REITs are another way to invest in real estate - learn more about what the pros and cons are of investing in them.
If you haven't heard of an REIT, it stands for real estate investment trust. It is pretty much a company that owns or finances income-producing real estate across a variety of sectors/industries. REITs are purchased in the stock market and generally require much less cash upfront compared to a down payment for a physical property. There are a lot of benefits of investing in real estate, but today, we're focusing on the pros and cons of investing in REITs.
+ Don't have to deal with physical property and things breaking/needing to be fixed: the complete opposite of the pros and cons of investment property, here you don't have to deal with any physical property. That is a huge weight lifted off your shoulders as taking care of the maintenance can be very time consuming and if you choose to hire a property manager to do that, it usually eats into a significant chunk of profits.
+ Can start with a small amount of money and continue investing each month: REITs can be purchased through a broker/brokerage account. Many brokers allow investors to purchase fractional shares, so instead of buying a whole share, which can in some cases be a lot of money, an investor can purchase 1/4 of a share with the money they have. This makes investing much more accessible to the public as you don't need a large amount of sum to get started.
+ Offer high dividends: REITs are known to offer high dividends, as the SEC mandates them to distribute at least 90% of their taxable income to shareholders.

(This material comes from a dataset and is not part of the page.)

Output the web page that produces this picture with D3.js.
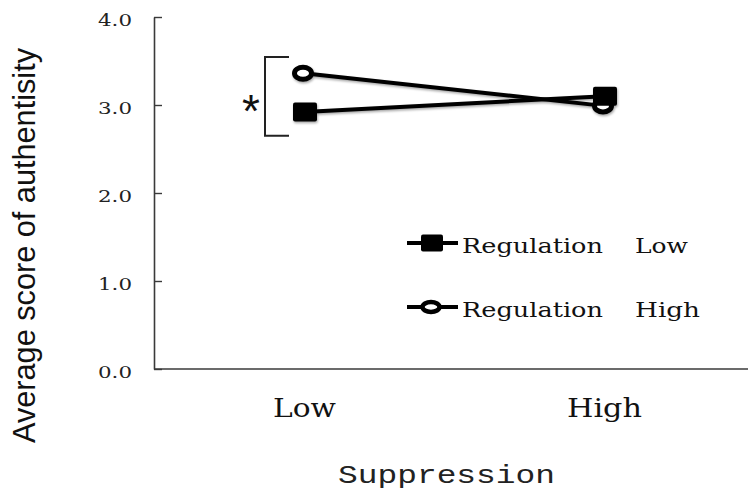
<!DOCTYPE html>
<html>
<head>
<meta charset="utf-8">
<script src="https://cdn.jsdelivr.net/npm/d3@7"></script>
<style>
  html, body { margin: 0; padding: 0; background: #fff; }
  svg { display: block; }
</style>
</head>
<body>
<svg id="chart" width="748" height="494"></svg>
<script>
// Suppression level on the x axis
const categories = ["Low", "High"];
// Regulation groups (legend entries)
const seriesNames = ["Regulation", "Regulation"];
const seriesLevels = ["Low", "High"];
// Average authenticity score per suppression level
const regulationLow = [2.92, 3.10];
const regulationHigh = [3.36, 2.99];
// Y axis ticks
const yTicks = [0, 1, 2, 3, 4];
const yTickLabels = ["0.0", "1.0", "2.0", "3.0", "4.0"];
// Significance bracket span (score units) at Suppression Low
const bracketSpan = [2.65, 3.545];

const svg = d3.select("#chart");
const ink = "#000";
const axisInk = "#3a3a3a";

// soft drop shadow under the plotted series
const defs = svg.append("defs");
const f = defs.append("filter").attr("id", "shadow")
  .attr("x", "-20%").attr("y", "-40%").attr("width", "140%").attr("height", "180%");
f.append("feDropShadow").attr("dx", 0.8).attr("dy", 1.6)
  .attr("stdDeviation", 1.2).attr("flood-color", "#000").attr("flood-opacity", 0.35);

const x = d3.scalePoint().domain(categories).range([154, 754]).padding(0.5);
const y = d3.scaleLinear().domain([0, 4]).range([369, 17]);

// y axis: ticks point into the plot, labels on the left
const yAxis = d3.axisLeft(y)
  .tickValues(yTicks)
  .tickFormat((d, i) => yTickLabels[i])
  .tickSizeInner(-8).tickSizeOuter(0).tickPadding(22);
const gy = svg.append("g").attr("transform", "translate(154,0)").call(yAxis);
gy.select(".domain").attr("stroke", axisInk).attr("stroke-width", 1.6);
gy.selectAll(".tick line").attr("stroke", axisInk).attr("stroke-width", 1.4);
gy.selectAll(".tick text")
  .attr("font-family", "'DejaVu Serif', serif")
  .attr("font-size", 17.5)
  .attr("fill", "#222")
  .attr("dy", "0.48em")
  .attr("textLength", 34)
  .attr("lengthAdjust", "spacingAndGlyphs");

// x axis: plain baseline with category labels
const xAxis = d3.axisBottom(x).tickSize(0).tickPadding(0);
const gx = svg.append("g").attr("transform", "translate(0,369)").call(xAxis);
gx.select(".domain").attr("stroke", axisInk).attr("stroke-width", 1.6)
  .attr("d", "M154,0H748");
const xLabelWidths = { Low: 63, High: 75 };
gx.selectAll(".tick text")
  .attr("font-family", "'DejaVu Serif', serif")
  .attr("font-size", 26)
  .attr("fill", "#111")
  .attr("y", 48).attr("dy", 0)
  .attr("textLength", d => xLabelWidths[d])
  .attr("lengthAdjust", "spacingAndGlyphs");

// axis titles
svg.append("text")
  .attr("x", 446.5).attr("y", 483)
  .attr("text-anchor", "middle")
  .attr("font-family", "'Liberation Mono', monospace")
  .attr("font-size", 26)
  .attr("fill", "#222")
  .attr("textLength", 217).attr("lengthAdjust", "spacingAndGlyphs")
  .text("Suppression");

svg.append("text")
  .attr("transform", "translate(35,245.5) rotate(-90)")
  .attr("text-anchor", "middle")
  .attr("font-family", "'Liberation Sans Narrow', 'Liberation Sans', Arial, sans-serif")
  .attr("font-size", 31)
  .attr("fill", "#111")
  .attr("textLength", 395).attr("lengthAdjust", "spacingAndGlyphs")
  .text("Average score of authentisity");

// significance bracket at Suppression Low
const bx = 265, bxr = 289;
svg.append("path")
  .attr("d", `M${bxr},${y(bracketSpan[1])}H${bx}V${y(bracketSpan[0])}H${bxr}`)
  .attr("fill", "none").attr("stroke", "#222").attr("stroke-width", 2);
svg.append("text")
  .attr("x", 251).attr("y", 127)
  .attr("text-anchor", "middle")
  .attr("font-family", "'Liberation Sans', Arial, sans-serif")
  .attr("font-size", 46)
  .attr("fill", "#111")
  .text("*");

// series
const line = d3.line().x((d, i) => x(categories[i])).y(d => y(d));
const plot = svg.append("g").attr("filter", "url(#shadow)");

function drawCircle(g, cx, cy, rx, ry, sw) {
  g.append("ellipse").attr("cx", cx).attr("cy", cy).attr("rx", rx).attr("ry", ry)
    .attr("fill", "#fff").attr("stroke", ink).attr("stroke-width", sw);
}
function drawSquare(g, cx, cy, w, h) {
  g.append("rect").attr("x", cx - w / 2).attr("y", cy - h / 2)
    .attr("width", w).attr("height", h).attr("rx", 2)
    .attr("fill", ink);
}

// Regulation High (open circles) underneath
plot.append("path").datum(regulationHigh).attr("d", line)
  .attr("fill", "none").attr("stroke", ink).attr("stroke-width", 4);
regulationHigh.forEach((v, i) => drawCircle(plot, x(categories[i]) - 1, y(v), 8.5, 6, 5));

// Regulation Low (filled squares) on top
plot.append("path").datum(regulationLow).attr("d", line)
  .attr("fill", "none").attr("stroke", ink).attr("stroke-width", 4);
regulationLow.forEach((v, i) => drawSquare(plot, x(categories[i]) + 1, y(v), 24, 19));

// legend
const legendRows = [243, 307];
const legendTextWidths = { Low: 53, High: 65 };
seriesNames.forEach((name, i) => {
  const cy = legendRows[i];
  const g = svg.append("g");
  g.append("line").attr("x1", 407).attr("x2", 458).attr("y1", cy).attr("y2", cy)
    .attr("stroke", ink).attr("stroke-width", 4);
  if (i === 0) drawSquare(g, 432, cy, 22, 17);
  else drawCircle(g, 431, cy, 8.5, 5, 4.5);
  const t = g.append("text")
    .attr("y", cy + 10)
    .attr("font-family", "'DejaVu Serif', serif")
    .attr("font-size", 20)
    .attr("fill", "#111");
  t.append("tspan").attr("x", 462).attr("textLength", 141)
    .attr("lengthAdjust", "spacingAndGlyphs").text(name);
  t.append("tspan").attr("x", 635).attr("textLength", legendTextWidths[seriesLevels[i]])
    .attr("lengthAdjust", "spacingAndGlyphs").text(seriesLevels[i]);
});
</script>
</body>
</html>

You, as a shareholder, then get to benefit from owning this stock wit a 5-9% dividend per year. This dividend is pretty much your interest for owning this stock and can also reduce the loss on this stock if you are losing money on it.
+ Can easily cash out whenever you need/want to: Owning physical property is hard to turn into cash when needed, especially for an emergency. You need to list the property, show it to potential buyers, accept an offer, and close on the property - all of which takes at least 2-3 months to do. However, owning REITs is the complete opposite experience. Like stocks, it is easy to buy or sell, so you can cash out whenever you'd like. Yes, there is still a waiting period for your funds to clear and for you to send the funds over to a bank account, but that will take about a maximum of 1 week compared to the 2-3 months with physical property.
+ Tend to do well in times of inflation and do not always follow stock market fluctuations: Why is this the case? Rents tend to rise as inflation rises, which then increases revenue and net earnings for REITs. That will then get passed back to you as a shareholder in the form of a dividend. Typically, stocks are more volatile when inflation is high, so returns are not as strong. REITs are great to have in your portfolio during this time as it can balancing out the volatility of the stocks.
- You don't have a physical property you can live in/have as a second home: If you want or like owning physical property that you can touch, see and feel, this type of investment is not as satisfying. You don't see the labor you put into an REIT as you would a physical house. However, that is the only con I see.